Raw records
..........

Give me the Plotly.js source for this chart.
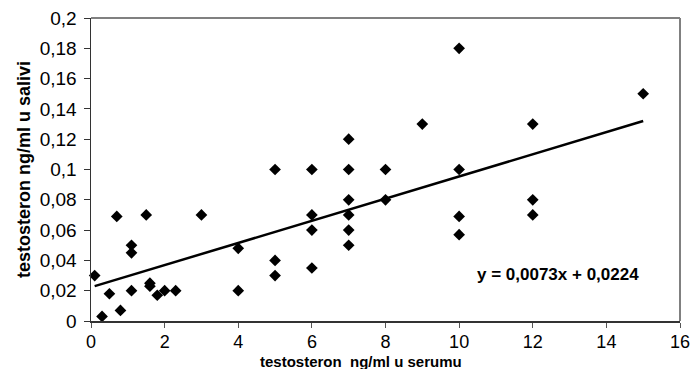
<!DOCTYPE html>
<html>
<head>
<meta charset="utf-8">
<script src="https://cdn.plot.ly/plotly-3.0.1.min.js"></script>
<style>html,body{margin:0;padding:0;background:#fff;}#chart{width:692px;height:369px;}</style>
</head>
<body>
<div id="chart"></div>
<script>
// serum testosterone (ng/ml)
var serum = [0.1, 0.3, 0.5, 0.7, 0.8, 1.1, 1.1, 1.1, 1.5, 1.6, 1.6, 1.8, 2.0, 2.3, 3.0, 4.0, 4.0,
             5, 5, 5, 6, 6, 6, 6, 7, 7, 7, 7, 7, 7, 8, 8, 9, 10, 10, 10, 10, 12, 12, 12, 15];
// saliva testosterone (ng/ml)
var saliva = [0.030, 0.003, 0.018, 0.069, 0.007, 0.050, 0.045, 0.020, 0.070, 0.025, 0.023, 0.017, 0.020, 0.020, 0.070, 0.048, 0.020,
              0.100, 0.040, 0.030, 0.100, 0.070, 0.060, 0.035, 0.120, 0.100, 0.080, 0.070, 0.060, 0.050, 0.100, 0.080, 0.130, 0.180, 0.100, 0.069, 0.057, 0.130, 0.080, 0.070, 0.150];
// linear trend line endpoints (y = 0,0073x + 0,0224)
var trendX = [0.1, 15];
var trendY = [0.023, 0.132];
var trendLabel = "y = 0,0073x + 0,0224";
var xTitle = "testosteron  ng/ml u serumu";
var yTitle = "testosteron ng/ml u salivi";

var traces = [
  {x: serum, y: saliva, type: 'scatter', mode: 'markers',
   marker: {symbol: 'diamond', size: 9, color: '#000'}, cliponaxis: false, hoverinfo: 'x+y'},
  {x: trendX, y: trendY, type: 'scatter', mode: 'lines',
   line: {color: '#000', width: 2.5}, hoverinfo: 'skip'}
];

var layout = {
  width: 692, height: 369,
  margin: {l: 91, r: 12, t: 18, b: 48},
  paper_bgcolor: '#fff', plot_bgcolor: '#fff',
  showlegend: false,
  separators: ', ',
  font: {family: 'Liberation Sans, Arial, sans-serif', color: '#000'},
  xaxis: {
    range: [0, 16], dtick: 2, tick0: 0, showgrid: false, zeroline: false,
    ticks: 'outside', ticklen: 5, tickcolor: '#555', tickwidth: 1,
    showline: true, linecolor: '#333', linewidth: 1.5, mirror: false,
    tickfont: {size: 18, color: '#000'}, ticklabelstandoff: -1,
    title: {text: ''}
  },
  yaxis: {
    range: [0, 0.2], dtick: 0.02, tick0: 0, showgrid: false, zeroline: false,
    ticks: 'outside', ticklen: 6, tickcolor: '#333', tickwidth: 1,
    showline: true, linecolor: '#333', linewidth: 1.5,
    tickfont: {size: 19, color: '#000'}, ticklabelstandoff: 3,
    title: {text: '<b>' + yTitle + '</b>', font: {size: 18, color: '#000'}, standoff: 4}
  },
  shapes: [
    {type: 'line', xref: 'paper', yref: 'paper', x0: 0, x1: 1, y0: 1, y1: 1, line: {color: '#808080', width: 2}},
    {type: 'line', xref: 'paper', yref: 'paper', x0: 1, x1: 1, y0: 0, y1: 1, line: {color: '#808080', width: 2}}
  ],
  annotations: [
    {xref: 'x', yref: 'y', x: 12.69, y: 0.0304, text: '<b>' + trendLabel + '</b>', showarrow: false,
     font: {size: 17, color: '#000'}},
    {xref: 'paper', yref: 'paper', x: 0.458, y: 0, yshift: -40, yanchor: 'middle', text: '<b>' + xTitle + '</b>', showarrow: false,
     font: {size: 15, color: '#000'}}
  ]
};

Plotly.newPlot('chart', traces, layout, {displayModeBar: false, staticPlot: true});
</script>
</body>
</html>
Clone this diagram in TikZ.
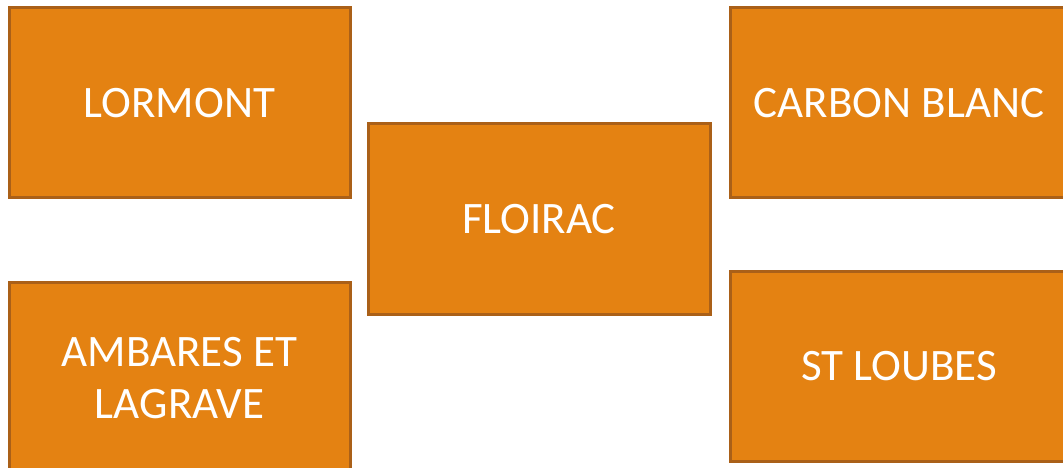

..........

> What you need to do: All of the data needs repeating exactly, but the pictures do not.

> Exercise output:
Give me the Plotly.js source for this chart.
<!DOCTYPE html>
<html>
<head>
<meta charset="utf-8">
<script src="https://cdn.plot.ly/plotly-3.0.1.min.js"></script>
<style>html,body{margin:0;padding:0;background:#fff;}#chart{width:692px;height:369px;}</style>
</head>
<body>
<div id="chart"></div>
<script>
// serum testosterone (ng/ml)
var serum = [0.1, 0.3, 0.5, 0.7, 0.8, 1.1, 1.1, 1.1, 1.5, 1.6, 1.6, 1.8, 2.0, 2.3, 3.0, 4.0, 4.0,
             5, 5, 5, 6, 6, 6, 6, 7, 7, 7, 7, 7, 7, 8, 8, 9, 10, 10, 10, 10, 12, 12, 12, 15];
// saliva testosterone (ng/ml)
var saliva = [0.030, 0.003, 0.018, 0.069, 0.007, 0.050, 0.045, 0.020, 0.070, 0.025, 0.023, 0.017, 0.020, 0.020, 0.070, 0.048, 0.020,
              0.100, 0.040, 0.030, 0.100, 0.070, 0.060, 0.035, 0.120, 0.100, 0.080, 0.070, 0.060, 0.050, 0.100, 0.080, 0.130, 0.180, 0.100, 0.069, 0.057, 0.130, 0.080, 0.070, 0.150];
// linear trend line endpoints (y = 0,0073x + 0,0224)
var trendX = [0.1, 15];
var trendY = [0.023, 0.132];
var trendLabel = "y = 0,0073x + 0,0224";
var xTitle = "testosteron  ng/ml u serumu";
var yTitle = "testosteron ng/ml u salivi";

var traces = [
  {x: serum, y: saliva, type: 'scatter', mode: 'markers',
   marker: {symbol: 'diamond', size: 9, color: '#000'}, cliponaxis: false, hoverinfo: 'x+y'},
  {x: trendX, y: trendY, type: 'scatter', mode: 'lines',
   line: {color: '#000', width: 2.5}, hoverinfo: 'skip'}
];

var layout = {
  width: 692, height: 369,
  margin: {l: 91, r: 12, t: 18, b: 48},
  paper_bgcolor: '#fff', plot_bgcolor: '#fff',
  showlegend: false,
  separators: ', ',
  font: {family: 'Liberation Sans, Arial, sans-serif', color: '#000'},
  xaxis: {
    range: [0, 16], dtick: 2, tick0: 0, showgrid: false, zeroline: false,
    ticks: 'outside', ticklen: 5, tickcolor: '#555', tickwidth: 1,
    showline: true, linecolor: '#333', linewidth: 1.5, mirror: false,
    tickfont: {size: 18, color: '#000'}, ticklabelstandoff: -1,
    title: {text: ''}
  },
  yaxis: {
    range: [0, 0.2], dtick: 0.02, tick0: 0, showgrid: false, zeroline: false,
    ticks: 'outside', ticklen: 6, tickcolor: '#333', tickwidth: 1,
    showline: true, linecolor: '#333', linewidth: 1.5,
    tickfont: {size: 19, color: '#000'}, ticklabelstandoff: 3,
    title: {text: '<b>' + yTitle + '</b>', font: {size: 18, color: '#000'}, standoff: 4}
  },
  shapes: [
    {type: 'line', xref: 'paper', yref: 'paper', x0: 0, x1: 1, y0: 1, y1: 1, line: {color: '#808080', width: 2}},
    {type: 'line', xref: 'paper', yref: 'paper', x0: 1, x1: 1, y0: 0, y1: 1, line: {color: '#808080', width: 2}}
  ],
  annotations: [
    {xref: 'x', yref: 'y', x: 12.69, y: 0.0304, text: '<b>' + trendLabel + '</b>', showarrow: false,
     font: {size: 17, color: '#000'}},
    {xref: 'paper', yref: 'paper', x: 0.458, y: 0, yshift: -40, yanchor: 'middle', text: '<b>' + xTitle + '</b>', showarrow: false,
     font: {size: 15, color: '#000'}}
  ]
};

Plotly.newPlot('chart', traces, layout, {displayModeBar: false, staticPlot: true});
</script>
</body>
</html>
Clone this diagram in TikZ.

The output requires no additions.